The EU also welcomes the adoption of the Media Law by both Houses of Parliament. As the SRSG recently noted, the independence of Afghan media now seems to be largely protected.

Finally, we recall urgent attention by both Afghan government and the National Assembly in order to ensure adoption of the Electoral Law by the end of 2007, owing its importance to prepare the Presidential Elections that will take place in 2009. Building on the success of the last elections, which represented a significant achievement for Afghanistan, we expect another step on the road to stability, security and prosperity for the Afghan people.

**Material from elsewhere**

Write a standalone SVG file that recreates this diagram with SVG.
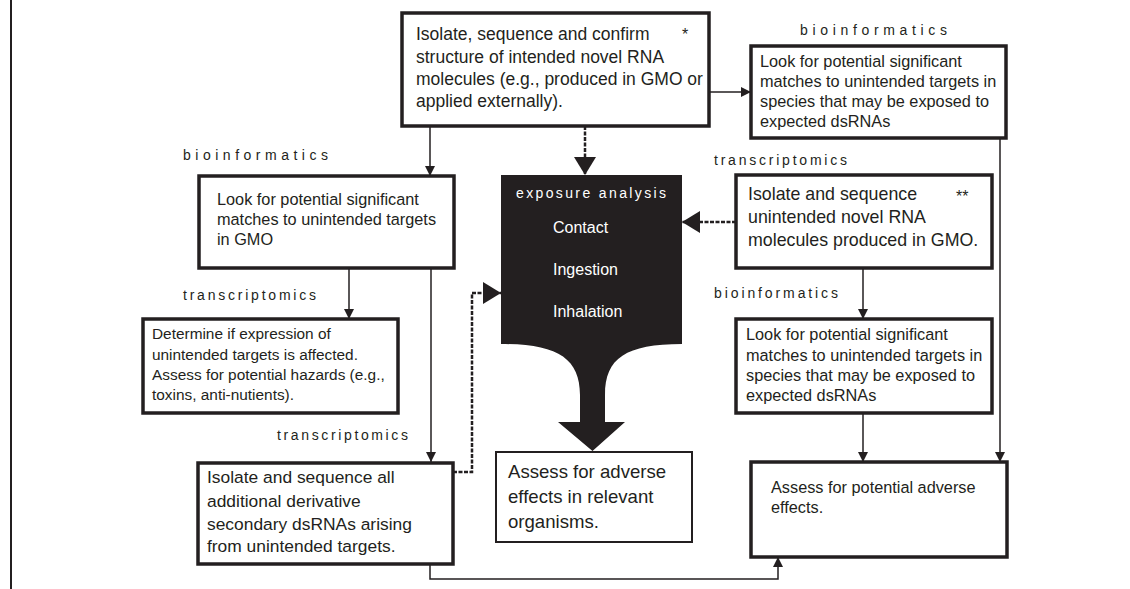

Let me conclude, Mr. President, this Statement, by stressing that that EU remains committed to the long-term reconstruction of Afghanistan. We continue to support the Afghanistan Compact, which we consider the principal framework for future reconstruction and stabilisation of the Country until 2010. While acknowledging the central role played by the Joint Coordination and Monitoring Board in facilitating and monitoring the implementation of the Afghanistan Compact, we welcome further efforts to provide appropriate high level political guidance and promote a more coherent international engagement. Therefore, the EU pledges to work within this frame with the Afghan Government and international partners to build a prosperous, secure and democratic Afghanistan.

Thank you Mr. President.

* The former Yugoslav Republic of Macedonia continue to be part of the Stabilisation and Association Process.